Возьмите, к примеру, профессора Ворда Черчилля из университета штата Колорадо. Добрый профессор, как великое множество его коллег на всех уровнях американской системы просвещения, сделал себе карьеру открытой, злобной, неумной поддержкой врагов Соединенных Штатов. Но когда некоторые из его «трудов», восхваляющих атаку 11 сентября и утверждающих, что жертвы этой атаки, «маленькие геббельсы» по его выражению, заслуживали смерти, привлекли внимание общественности, то мало кому известный провинциальный подражатель Че Геваре вдруг обнаружил себя в эпицентре скандальной славы. Индейское племя, членством в котором Черчилль громко хвастался в течение многих лет, подлило масла в огонь, объявив, что ни сам подонок, ни его предки индейцами не были. Защищенный Первой поправкой к Конституции, анти-американский профессор свободен трепать языком, как ему вздумается, не боясь посадки или других преследований. Но когда президент университета упомянул, что гадкий профессор в скором будущем может быть уволен, тот твердо пообещал, что при малейшей попытке оставить его без работы он подаст на университет в суд и в результате несомненно станет владельцем всего университетского кампуса. Судья Наполитано, юрисконсульт «Fox News», подтвердил, что Первая поправка защищает не только свободу слова профессора Черчилля, но и его работу в университете.

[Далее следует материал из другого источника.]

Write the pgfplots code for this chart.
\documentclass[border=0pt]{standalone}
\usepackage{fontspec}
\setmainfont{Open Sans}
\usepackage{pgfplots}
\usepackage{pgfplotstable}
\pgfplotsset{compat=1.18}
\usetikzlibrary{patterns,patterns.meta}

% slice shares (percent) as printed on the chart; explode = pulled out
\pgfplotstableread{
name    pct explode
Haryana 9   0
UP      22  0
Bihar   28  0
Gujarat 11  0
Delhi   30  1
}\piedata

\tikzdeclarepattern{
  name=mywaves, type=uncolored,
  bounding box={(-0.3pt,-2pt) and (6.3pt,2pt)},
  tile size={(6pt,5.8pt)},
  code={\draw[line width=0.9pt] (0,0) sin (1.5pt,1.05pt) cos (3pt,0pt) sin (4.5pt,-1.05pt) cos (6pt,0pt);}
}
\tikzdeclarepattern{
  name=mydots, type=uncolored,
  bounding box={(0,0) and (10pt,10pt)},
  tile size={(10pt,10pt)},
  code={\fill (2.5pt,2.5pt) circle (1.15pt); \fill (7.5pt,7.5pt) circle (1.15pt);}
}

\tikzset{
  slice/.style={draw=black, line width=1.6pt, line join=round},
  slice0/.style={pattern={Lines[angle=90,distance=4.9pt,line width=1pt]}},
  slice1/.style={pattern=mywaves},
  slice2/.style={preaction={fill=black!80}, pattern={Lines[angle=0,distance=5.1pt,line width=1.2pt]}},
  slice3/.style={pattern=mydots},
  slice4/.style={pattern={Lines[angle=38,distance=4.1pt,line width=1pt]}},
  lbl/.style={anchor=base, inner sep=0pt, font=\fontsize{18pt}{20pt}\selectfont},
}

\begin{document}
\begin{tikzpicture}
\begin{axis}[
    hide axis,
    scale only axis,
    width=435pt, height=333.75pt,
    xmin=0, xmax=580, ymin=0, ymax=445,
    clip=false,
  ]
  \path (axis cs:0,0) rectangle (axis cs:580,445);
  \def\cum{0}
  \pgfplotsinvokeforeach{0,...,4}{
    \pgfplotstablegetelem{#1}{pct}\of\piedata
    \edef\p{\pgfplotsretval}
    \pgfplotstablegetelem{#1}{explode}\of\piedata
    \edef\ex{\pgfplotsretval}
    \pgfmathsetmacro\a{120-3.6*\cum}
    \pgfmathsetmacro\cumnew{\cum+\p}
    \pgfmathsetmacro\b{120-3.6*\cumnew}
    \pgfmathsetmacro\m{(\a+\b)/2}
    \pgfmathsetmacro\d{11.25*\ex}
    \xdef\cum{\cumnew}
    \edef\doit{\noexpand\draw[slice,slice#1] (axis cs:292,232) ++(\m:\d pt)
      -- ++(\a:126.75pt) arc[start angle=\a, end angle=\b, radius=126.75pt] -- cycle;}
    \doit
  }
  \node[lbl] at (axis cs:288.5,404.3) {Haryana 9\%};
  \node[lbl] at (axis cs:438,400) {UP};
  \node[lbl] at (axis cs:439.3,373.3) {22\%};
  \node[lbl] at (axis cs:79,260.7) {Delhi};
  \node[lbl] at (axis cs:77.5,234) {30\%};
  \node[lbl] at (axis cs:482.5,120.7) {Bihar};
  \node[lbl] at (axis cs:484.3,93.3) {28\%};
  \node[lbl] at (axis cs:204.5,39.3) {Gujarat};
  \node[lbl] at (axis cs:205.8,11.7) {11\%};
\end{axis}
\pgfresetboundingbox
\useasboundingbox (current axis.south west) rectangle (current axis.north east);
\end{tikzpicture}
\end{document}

Знаете ли вы, что говорится в Первой поправке? Она состоит из одного-единственного предложения. Вот оно:
Конгресс на может принимать законы, относяшиеся к установлению какой-либо религии или запрещающие свободной исповедование таковой, или ограничивающие свободу слова, или печати, или права людей на мирные собрания и обращение к правительству с петициями о рассмотрении жалоб.